Entwicklungsdrama "Boyhood"

Von Sommer 2002 bis Herbst 2013 hat der US- Regisseur Richard Linklater die Höhen und Tiefen einer fiktiven amerikanischen Durchschnittsfamilie mit der Kamera beobachtet. Im Zentrum steht die Entwicklung eines Buben im Alter von sechs Jahren bis zum Ende seiner Mittelschulzeit. Das Ergebnis dieses Langzeit-Projekts mit dem Titel "Boyhood" stieß bei der heurigen Berlinale auf geradezu euphorische Zustimmung bei Publikum und Kritik.

Jedes Jahr gab es nur ein paar Drehtage, die Schauspieler sind also mit ihren Figuren mitgewachsen. Linklater selbst wurde mit einem Silbernen Bären für die beste Regie ausgezeichnet.

Morgenjournal, 3.6.2014

Das Aufwachsen ist eine Ansammlung von Gratwanderungen. Für Eltern genauso wie für Kinder. Permanent muss man Entscheidungen treffen zwischen Verantwortung für den Nachwuchs und individueller Persönlichkeitsentfaltung, zwischen Regeln und Verboten und dem Gewähren von Freiheiten. Fehler sind dabei programmiert. Richard Linklaters Film "Boyhood" sammelt über 12 Jahre hinweg die Gratwanderungen im Alltag einer texanischen Familie, die Zeit wäre daher die eigentliche Protagonistin seines Films, so Linklater.

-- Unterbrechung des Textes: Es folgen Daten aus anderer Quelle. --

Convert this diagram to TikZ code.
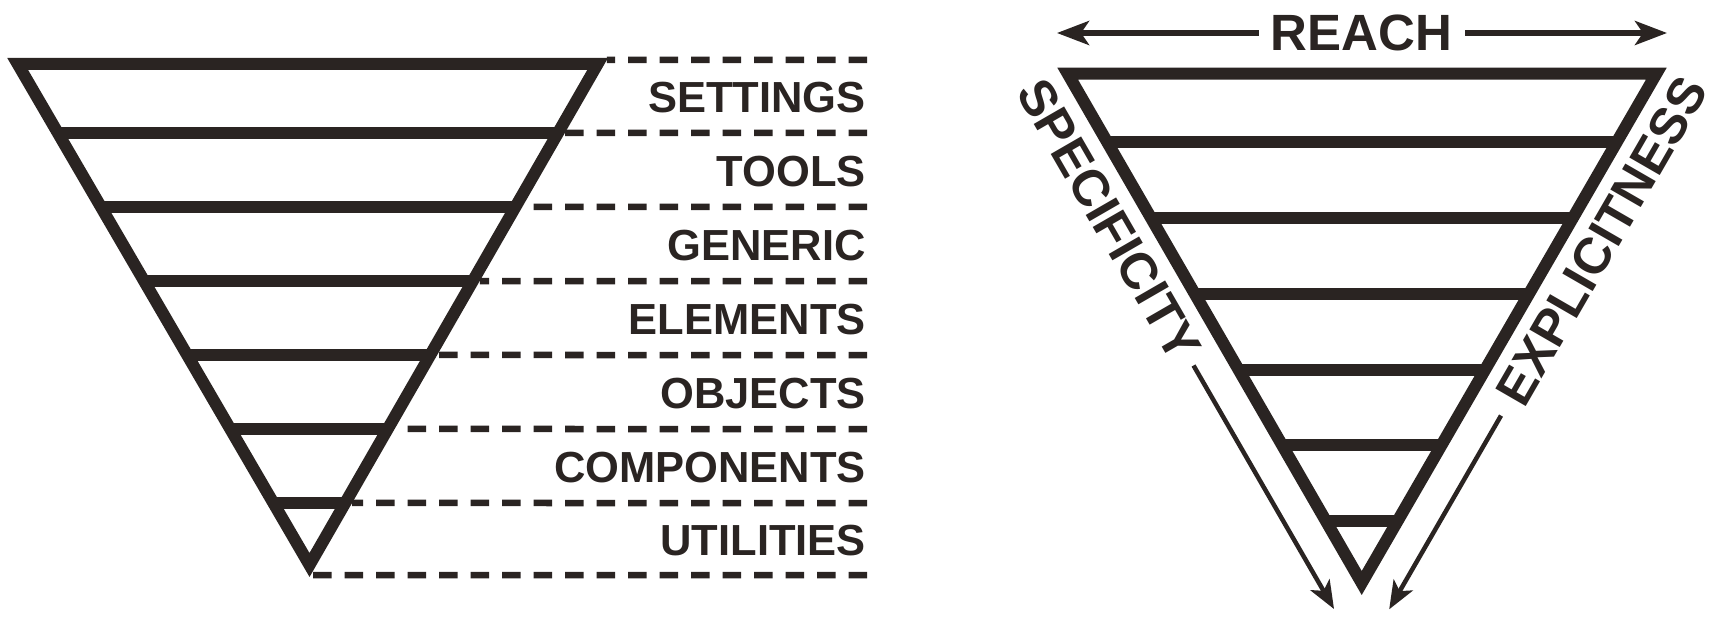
\documentclass[tikz,border=0pt]{standalone}
\usepackage{fontspec}
\setmainfont{Liberation Sans}
\usetikzlibrary{arrows.meta,calc}
\definecolor{ink}{RGB}{42,36,34}
\begin{document}
\begin{tikzpicture}[x=1pt,y=-1pt,
  frame/.style={draw=ink, line width=12pt, line join=miter},
  divider/.style={draw=ink, line width=12pt},
  guide/.style={draw=ink, line width=6.5pt, dash pattern=on 18.5pt off 13pt},
  lbl/.style={font=\bfseries\fontsize{43.5}{43.5}\selectfont, text=ink, inner sep=0pt, anchor=east},
  axis/.style={font=\bfseries\fontsize{51}{51}\selectfont, text=ink, inner sep=0pt},
  bigarrow/.style={draw=ink, line width=5.5pt, -{Stealth[length=32pt,width=24pt,inset=8pt]}},
  sidearrow/.style={draw=ink, line width=4.5pt, -{Stealth[length=28pt,width=22pt,inset=7pt]}},
]
\useasboundingbox (0,0) rectangle (1720,620);
\fill[white] (0,0) rectangle (1720,620);

% ---------- left funnel ----------
\coordinate (LA) at (17.7,64);
\coordinate (LB) at (597.6,64);
\coordinate (LC) at (309.5,565);
\coordinate (LBo) at (608,58);
\coordinate (LCo) at (309.5,577);
\foreach \y in {133,207,281,355,429,503} {
  \pgfmathsetmacro{\t}{(\y-64)/501}
  \draw[divider] ($(LA)!\t!(LC)$) -- ($(LB)!\t!(LC)$);
}
\foreach \y in {60,133,207,281,355,429,503,575} {
  \pgfmathsetmacro{\t}{(\y-58)/519}
  \draw[guide] (867,\y) -- ($(LBo)!\t!(LCo)$);
}
\draw[frame] (LA) -- (LB) -- (LC) -- cycle;

\node[lbl] (settings)   at (866,98)    {SETTINGS};
\node[lbl] (tools)      at (866,171.5) {TOOLS};
\node[lbl] (generic)    at (866,245.5) {GENERIC};
\node[lbl] (elements)   at (866,319.5) {ELEMENTS};
\node[lbl] (objects)    at (866,393.5) {OBJECTS};
\node[lbl] (components) at (866,467.5) {COMPONENTS};
\node[lbl] (utilities)  at (866,540.5) {UTILITIES};

% ---------- right funnel ----------
\coordinate (RA) at (1067.7,73.7);
\coordinate (RB) at (1656.3,73.7);
\coordinate (RC) at (1361.7,583);
\foreach \y in {142.5,218.2,293.9,369.6,445.3,521} {
  \pgfmathsetmacro{\t}{(\y-73.7)/509.3}
  \draw[divider] ($(RA)!\t!(RC)$) -- ($(RB)!\t!(RC)$);
}
\draw[frame] (RA) -- (RB) -- (RC) -- cycle;

\node[axis] (reach) at (1361.5,33) {REACH};
\coordinate (reachL) at (1057,33);
\coordinate (reachR) at (1667,33);
\draw[bigarrow] ([xshift=-12pt]reach.west) -- (reachL);
\draw[bigarrow] ([xshift=13pt]reach.east) -- (reachR);

\node[axis, anchor=west, rotate=-60] (spec) at (1030.5,83.2) {SPECIFICITY};
\coordinate (specS) at (1193.5,365.5);
\coordinate (specT) at (1334,609);
\draw[sidearrow] (specS) -- (specT);

\node[axis, anchor=east, rotate=60] (expl) at (1694,81.4) {EXPLICITNESS};
\coordinate (explS) at (1501,415.6);
\coordinate (explT) at (1389.2,609.3);
\draw[sidearrow] (explS) -- (explT);
\end{tikzpicture}
\end{document}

Kontrollierter Cola-Konsum

Vater, Mutter, ein Bub und ein Mädchen. Die Eltern sind getrennt. Die Mutter trägt die Last der häuslichen Pflichten. Kinder müssen ja in die Schule, was Vernünftiges essen, den Küchendienst lernen und der Coca-Cola-Konsum gehört auch kontrolliert. Der Vater - Marke Freigeist - fährt im mattschwarzen Muscle-Car vor, besorgt die Baseballkarten und die sexuelle Aufklärung, gibt den Singer-Song-Writer und bezahlt das sowieso verbotene Fast-Food, kurzum, Papi ist der Entertainment-Darling.

Kindliche Wahrnehmung

Regisseur Linklater hätte die Gegensätze zwischen den Eltern ausreizen können, doch er entscheidet sich für die Wahrnehmung des kleinen Mason, vermittelt dessen Sehnsüchte nach einer intakten Familie, dessen Ängste und Zweifel, aber auch wie man als 6-Jähriger durch das Studieren der Unterwäscheseiten in Versandhauskatalogen die Reize der Weiblichkeit entdeckt.

Träumerischer Entdecker

"Boyhood" besticht durch soziale Sensibilität, konsequenten Naturalismus, warmherzigen Humor und die Kunst der Beiläufigkeit. Während sich das Coming-Of-Age Genre im Kino oft als Aneinanderreihung von ausschlachtbaren Ritualen - der erste Kuss, der erste Sex, forcierter Rebellionsgeist - erweist, ist Linklaters Held Mason ein träumerischer Entdecker, aber auch mit den Zurichtungen der Erziehung konfrontiert, also mit der Rechtfertigung für unaufgeräumte Kinderzimmer, zu spätes nach Hause kommen oder unerledigte Hausaufgaben. Mason gehören alle Sympathien, ein gutes Gefühl, sich um ihn auch am Ende keine Sorgen machen zu müssen.